WHAT YOU SHOULD DO → Copy out the material below in full, but not its images.

RECORDED INFORMATION →
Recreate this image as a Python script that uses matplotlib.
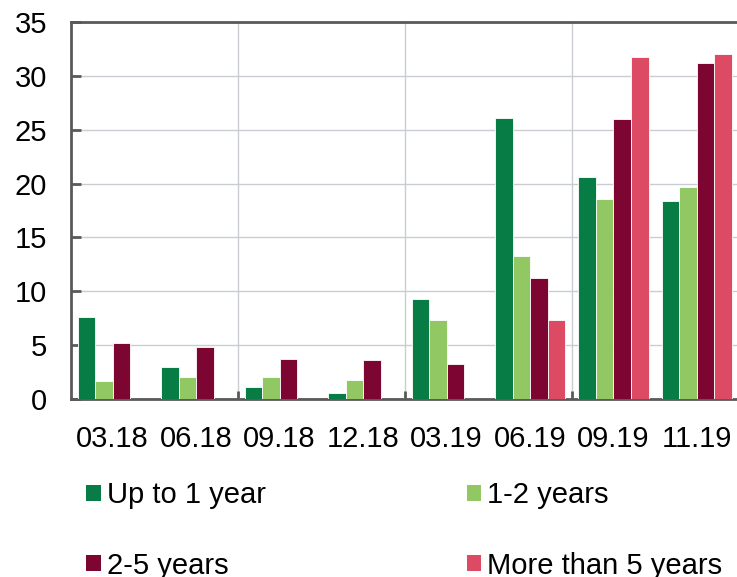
import numpy as np
import matplotlib
matplotlib.use("Agg")
import matplotlib.pyplot as plt
from matplotlib.patches import Patch

# data
periods = ["03.18", "06.18", "09.18", "12.18", "03.19", "06.19", "09.19", "11.19"]
up_to_1 = [7.6, 3.0, 1.15, 0.6, 9.3, 26.1, 20.6, 18.4]
one_two = [1.7, 2.0, 2.05, 1.8, 7.3, 13.3, 18.6, 19.7]
two_five = [5.2, 4.8, 3.7, 3.6, 3.25, 11.2, 26.0, 31.2]
more_5 = [0, 0, 0, 0, 0, 7.3, 31.7, 32.0]

series_names = ["Up to 1 year", "1-2 years", "2-5 years", "More than 5 years"]
colors = ["#077C44", "#92C864", "#7D0532", "#DC4A63"]

plt.rcParams["font.family"] = ["Liberation Sans", "DejaVu Sans"]

fig = plt.figure(figsize=(7.37, 5.77), dpi=100)
ax = fig.add_axes([0.0963, 0.3085, 0.906, 0.6535])

x = np.arange(len(periods))
width = 0.21
all_series = [up_to_1, one_two, two_five, more_5]
for i, vals in enumerate(all_series):
    offs = (i - 1.5) * width
    ax.bar(x + offs, vals, width, color=colors[i], edgecolor="white",
           linewidth=0.6, zorder=3)

ax.set_xlim(-0.5, len(periods) - 0.5)
ax.set_ylim(0, 35)
ax.set_yticks(range(0, 36, 5))
ax.set_xticks(x)
ax.set_xticklabels(periods)
ax.set_xticks([1.5, 3.5, 5.5], minor=True)

ax.grid(axis="y", which="major", color="#C9CDD1", linewidth=1.0, zorder=0)
ax.grid(axis="x", which="minor", color="#C9CDD1", linewidth=1.0, zorder=0)

for side in ["left", "bottom", "top"]:
    ax.spines[side].set_color("#5A5A5A")
    ax.spines[side].set_linewidth(2)
ax.spines["right"].set_visible(False)

ax.tick_params(axis="y", which="major", direction="in", length=7, width=2,
               color="#5A5A5A", labelsize=21, pad=17)
ax.tick_params(axis="x", which="major", length=0, labelsize=21, pad=19)
ax.tick_params(axis="x", which="minor", direction="in", length=6, width=2,
               color="#5A5A5A")

# row-major legend order: Up to 1 | 1-2 / 2-5 | >5
handles = [Patch(facecolor=c, edgecolor="none") for c in colors]
order = [0, 2, 1, 3]
fig.legend([handles[i] for i in order], [series_names[i] for i in order],
           loc="upper left", ncol=2,
           bbox_to_anchor=(0.117, 0.166), frameon=False, fontsize=21,
           handlelength=0.5, handleheight=0.5, handletextpad=0.2,
           columnspacing=6.9, labelspacing=1.45, borderaxespad=0,
           borderpad=0)

fig.savefig("out.png", dpi=100)
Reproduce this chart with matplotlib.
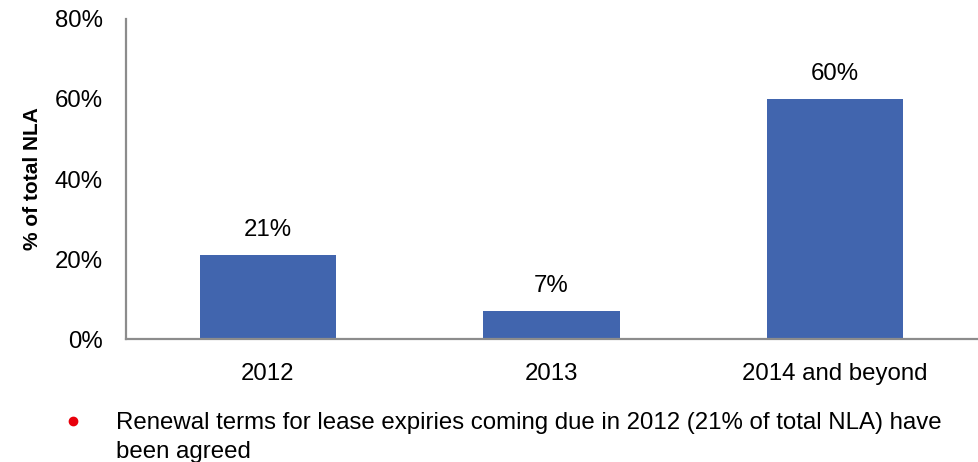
import matplotlib.pyplot as plt
from matplotlib.lines import Line2D
from matplotlib.ticker import FuncFormatter

plt.rcParams['font.family'] = ['Liberation Sans', 'DejaVu Sans']

categories = ["2012", "2013", "2014 and beyond"]
share_pct = [21, 7, 60]
y_ticks = [0, 20, 40, 60, 80]
note = ("Renewal terms for lease expiries coming due in 2012 (21% of total NLA) have\n"
        "been agreed")

fig = plt.figure(figsize=(9.79, 4.62), dpi=100)
ax = fig.add_axes([0.1287, 0.2662, 0.8693, 0.6927])

x = range(len(categories))
bars = ax.bar(x, share_pct, width=0.48, color="#4165AE", zorder=2)
for rect, v in zip(bars, share_pct):
    ax.annotate(f"{v}%", (rect.get_x() + rect.get_width() / 2, v),
                xytext=(0, 10), textcoords="offset points",
                ha="center", va="bottom", fontsize=17.3)

ax.set_xlim(-0.5, 2.5)
ax.set_ylim(0, 80)
ax.set_yticks(y_ticks)
ax.yaxis.set_major_formatter(FuncFormatter(lambda v, _: f"{v:.0f}%"))
ax.set_xticks(list(x))
ax.set_xticklabels(categories)
ax.tick_params(axis="both", length=0, labelsize=17.3)
ax.tick_params(axis="y", pad=16.5)
ax.tick_params(axis="x", pad=17)

for side in ("top", "right"):
    ax.spines[side].set_visible(False)
for side in ("left", "bottom"):
    ax.spines[side].set_color("#8c8c8c")
    ax.spines[side].set_linewidth(1.6)

ax.set_ylabel("% of total NLA", fontsize=15, fontweight="bold")
ax.yaxis.set_label_coords(-0.099, 0.5)

# bullet note under the chart
fig.add_artist(Line2D([73 / 979], [1 - 421 / 462], marker="o", markersize=6,
                      color="#e8000b", transform=fig.transFigure))
fig.text(116 / 979, 1 - 412 / 462, note, fontsize=17.3, ha="left", va="top",
         linespacing=1.42)

fig.savefig("out.png", dpi=100)
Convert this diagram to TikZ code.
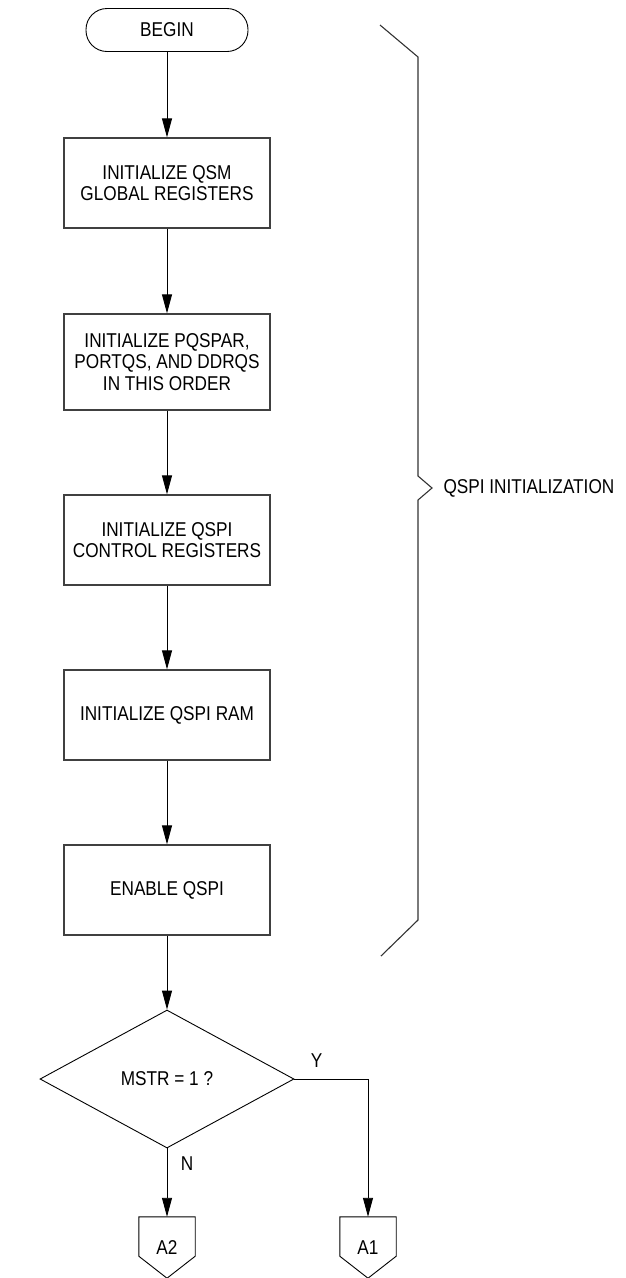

SOLUTION →
Recreate this image as a Python script that uses matplotlib.
import numpy as np
import matplotlib
matplotlib.use("Agg")
import matplotlib.pyplot as plt
from matplotlib.patches import Patch

# data
periods = ["03.18", "06.18", "09.18", "12.18", "03.19", "06.19", "09.19", "11.19"]
up_to_1 = [7.6, 3.0, 1.15, 0.6, 9.3, 26.1, 20.6, 18.4]
one_two = [1.7, 2.0, 2.05, 1.8, 7.3, 13.3, 18.6, 19.7]
two_five = [5.2, 4.8, 3.7, 3.6, 3.25, 11.2, 26.0, 31.2]
more_5 = [0, 0, 0, 0, 0, 7.3, 31.7, 32.0]

series_names = ["Up to 1 year", "1-2 years", "2-5 years", "More than 5 years"]
colors = ["#077C44", "#92C864", "#7D0532", "#DC4A63"]

plt.rcParams["font.family"] = ["Liberation Sans", "DejaVu Sans"]

fig = plt.figure(figsize=(7.37, 5.77), dpi=100)
ax = fig.add_axes([0.0963, 0.3085, 0.906, 0.6535])

x = np.arange(len(periods))
width = 0.21
all_series = [up_to_1, one_two, two_five, more_5]
for i, vals in enumerate(all_series):
    offs = (i - 1.5) * width
    ax.bar(x + offs, vals, width, color=colors[i], edgecolor="white",
           linewidth=0.6, zorder=3)

ax.set_xlim(-0.5, len(periods) - 0.5)
ax.set_ylim(0, 35)
ax.set_yticks(range(0, 36, 5))
ax.set_xticks(x)
ax.set_xticklabels(periods)
ax.set_xticks([1.5, 3.5, 5.5], minor=True)

ax.grid(axis="y", which="major", color="#C9CDD1", linewidth=1.0, zorder=0)
ax.grid(axis="x", which="minor", color="#C9CDD1", linewidth=1.0, zorder=0)

for side in ["left", "bottom", "top"]:
    ax.spines[side].set_color("#5A5A5A")
    ax.spines[side].set_linewidth(2)
ax.spines["right"].set_visible(False)

ax.tick_params(axis="y", which="major", direction="in", length=7, width=2,
               color="#5A5A5A", labelsize=21, pad=17)
ax.tick_params(axis="x", which="major", length=0, labelsize=21, pad=19)
ax.tick_params(axis="x", which="minor", direction="in", length=6, width=2,
               color="#5A5A5A")

# row-major legend order: Up to 1 | 1-2 / 2-5 | >5
handles = [Patch(facecolor=c, edgecolor="none") for c in colors]
order = [0, 2, 1, 3]
fig.legend([handles[i] for i in order], [series_names[i] for i in order],
           loc="upper left", ncol=2,
           bbox_to_anchor=(0.117, 0.166), frameon=False, fontsize=21,
           handlelength=0.5, handleheight=0.5, handletextpad=0.2,
           columnspacing=6.9, labelspacing=1.45, borderaxespad=0,
           borderpad=0)

fig.savefig("out.png", dpi=100)
Reproduce this chart with matplotlib.
import matplotlib.pyplot as plt
from matplotlib.lines import Line2D
from matplotlib.ticker import FuncFormatter

plt.rcParams['font.family'] = ['Liberation Sans', 'DejaVu Sans']

categories = ["2012", "2013", "2014 and beyond"]
share_pct = [21, 7, 60]
y_ticks = [0, 20, 40, 60, 80]
note = ("Renewal terms for lease expiries coming due in 2012 (21% of total NLA) have\n"
        "been agreed")

fig = plt.figure(figsize=(9.79, 4.62), dpi=100)
ax = fig.add_axes([0.1287, 0.2662, 0.8693, 0.6927])

x = range(len(categories))
bars = ax.bar(x, share_pct, width=0.48, color="#4165AE", zorder=2)
for rect, v in zip(bars, share_pct):
    ax.annotate(f"{v}%", (rect.get_x() + rect.get_width() / 2, v),
                xytext=(0, 10), textcoords="offset points",
                ha="center", va="bottom", fontsize=17.3)

ax.set_xlim(-0.5, 2.5)
ax.set_ylim(0, 80)
ax.set_yticks(y_ticks)
ax.yaxis.set_major_formatter(FuncFormatter(lambda v, _: f"{v:.0f}%"))
ax.set_xticks(list(x))
ax.set_xticklabels(categories)
ax.tick_params(axis="both", length=0, labelsize=17.3)
ax.tick_params(axis="y", pad=16.5)
ax.tick_params(axis="x", pad=17)

for side in ("top", "right"):
    ax.spines[side].set_visible(False)
for side in ("left", "bottom"):
    ax.spines[side].set_color("#8c8c8c")
    ax.spines[side].set_linewidth(1.6)

ax.set_ylabel("% of total NLA", fontsize=15, fontweight="bold")
ax.yaxis.set_label_coords(-0.099, 0.5)

# bullet note under the chart
fig.add_artist(Line2D([73 / 979], [1 - 421 / 462], marker="o", markersize=6,
                      color="#e8000b", transform=fig.transFigure))
fig.text(116 / 979, 1 - 412 / 462, note, fontsize=17.3, ha="left", va="top",
         linespacing=1.42)

fig.savefig("out.png", dpi=100)
Convert this diagram to TikZ code.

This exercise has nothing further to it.